■ What the task asks
Filter the listing below, copying every line in which the word "code" appears.

— start Listing —

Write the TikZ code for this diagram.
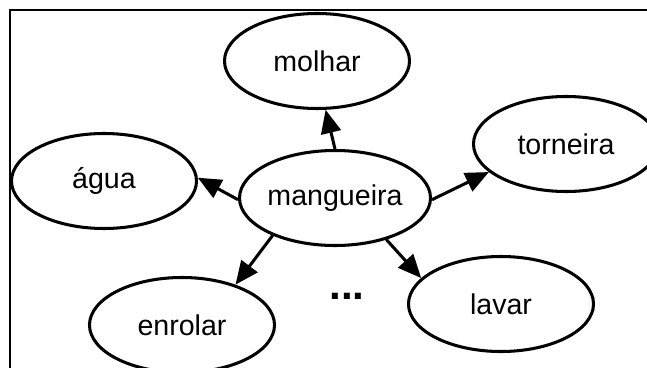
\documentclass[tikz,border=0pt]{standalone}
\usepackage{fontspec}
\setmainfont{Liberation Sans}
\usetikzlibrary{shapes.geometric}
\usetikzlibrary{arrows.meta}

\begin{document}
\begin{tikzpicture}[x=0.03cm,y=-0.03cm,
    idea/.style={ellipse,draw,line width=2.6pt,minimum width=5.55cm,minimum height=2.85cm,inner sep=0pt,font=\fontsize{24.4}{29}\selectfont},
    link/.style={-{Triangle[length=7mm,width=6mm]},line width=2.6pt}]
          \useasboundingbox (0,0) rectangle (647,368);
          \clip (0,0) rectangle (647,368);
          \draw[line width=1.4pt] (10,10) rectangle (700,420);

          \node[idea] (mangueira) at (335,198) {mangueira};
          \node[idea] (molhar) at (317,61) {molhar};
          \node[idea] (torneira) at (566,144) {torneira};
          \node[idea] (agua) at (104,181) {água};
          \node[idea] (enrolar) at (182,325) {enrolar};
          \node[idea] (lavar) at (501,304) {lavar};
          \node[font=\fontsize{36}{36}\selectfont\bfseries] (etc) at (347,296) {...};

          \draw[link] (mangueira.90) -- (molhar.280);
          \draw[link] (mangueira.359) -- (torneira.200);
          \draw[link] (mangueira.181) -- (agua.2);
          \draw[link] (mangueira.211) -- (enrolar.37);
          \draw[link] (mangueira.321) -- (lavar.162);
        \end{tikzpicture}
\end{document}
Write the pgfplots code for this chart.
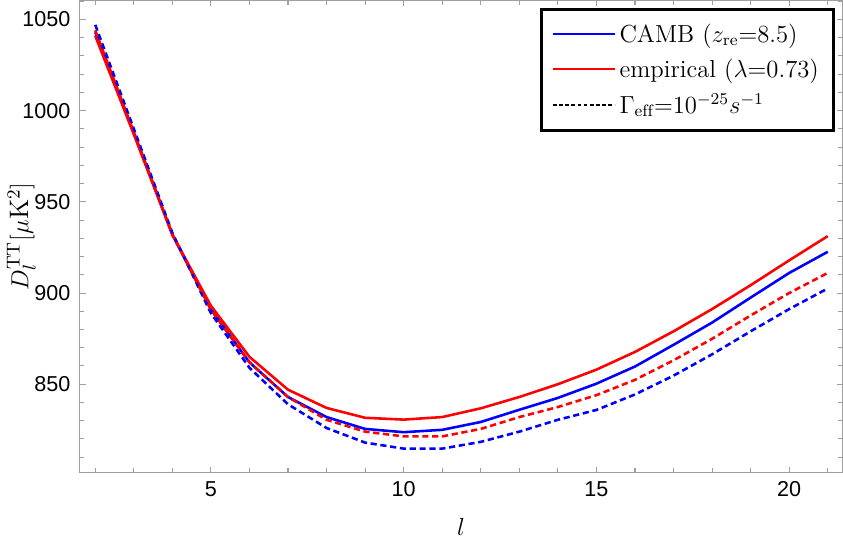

— end Listing —

■ Problem solution
Write the TikZ code for this diagram.
Write the pgfplots code for this chart.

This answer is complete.